* _Supplied data_
------------------------------------
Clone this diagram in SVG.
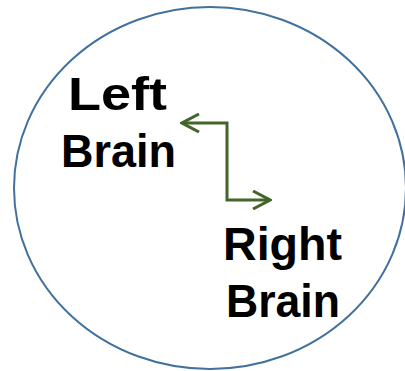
<svg xmlns="http://www.w3.org/2000/svg" width="405" height="371" viewBox="0 0 405 371">
<style>
.lbl{font-family:"Comic Sans MS","Liberation Sans",Arial,sans-serif;font-weight:bold;font-size:47px;fill:#000}
.conn{fill:none;stroke:#42652A;stroke-width:3;stroke-linejoin:miter}
</style>
<defs>
<marker id="chev" viewBox="0 0 20 20" refX="18" refY="10" markerWidth="20" markerHeight="20" markerUnits="userSpaceOnUse" orient="auto-start-reverse">
<path d="M1,1 L18,10 L1,19" fill="none" stroke="#42652A" stroke-width="3"/>
</marker>
</defs>
<rect width="405" height="371" fill="#fff"/>
<g id="circle">
<ellipse cx="210" cy="188" rx="196" ry="181" fill="#fff" stroke="#41719C" stroke-width="2"/>
</g>
<g id="left-brain">
<text class="lbl" x="68" y="110" textLength="99" lengthAdjust="spacingAndGlyphs">Left</text>
<text class="lbl" x="61" y="167" textLength="115" lengthAdjust="spacingAndGlyphs">Brain</text>
</g>
<g id="right-brain">
<text class="lbl" x="223" y="260" textLength="119" lengthAdjust="spacingAndGlyphs">Right</text>
<text class="lbl" x="226" y="317" textLength="114" lengthAdjust="spacingAndGlyphs">Brain</text>
</g>
<g id="connectors">
<path class="conn" d="M182,123 H227 V200 H270" marker-start="url(#chev)" marker-end="url(#chev)"/>
</g>
</svg>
------------------------------------
* _Prompt_
From start to finish, output the listing exactly, but omit its pictures.

* _Exercise solution_
Clone this diagram in SVG.
<svg xmlns="http://www.w3.org/2000/svg" width="405" height="371" viewBox="0 0 405 371">
<style>
.lbl{font-family:"Comic Sans MS","Liberation Sans",Arial,sans-serif;font-weight:bold;font-size:47px;fill:#000}
.conn{fill:none;stroke:#42652A;stroke-width:3;stroke-linejoin:miter}
</style>
<defs>
<marker id="chev" viewBox="0 0 20 20" refX="18" refY="10" markerWidth="20" markerHeight="20" markerUnits="userSpaceOnUse" orient="auto-start-reverse">
<path d="M1,1 L18,10 L1,19" fill="none" stroke="#42652A" stroke-width="3"/>
</marker>
</defs>
<rect width="405" height="371" fill="#fff"/>
<g id="circle">
<ellipse cx="210" cy="188" rx="196" ry="181" fill="#fff" stroke="#41719C" stroke-width="2"/>
</g>
<g id="left-brain">
<text class="lbl" x="68" y="110" textLength="99" lengthAdjust="spacingAndGlyphs">Left</text>
<text class="lbl" x="61" y="167" textLength="115" lengthAdjust="spacingAndGlyphs">Brain</text>
</g>
<g id="right-brain">
<text class="lbl" x="223" y="260" textLength="119" lengthAdjust="spacingAndGlyphs">Right</text>
<text class="lbl" x="226" y="317" textLength="114" lengthAdjust="spacingAndGlyphs">Brain</text>
</g>
<g id="connectors">
<path class="conn" d="M182,123 H227 V200 H270" marker-start="url(#chev)" marker-end="url(#chev)"/>
</g>
</svg>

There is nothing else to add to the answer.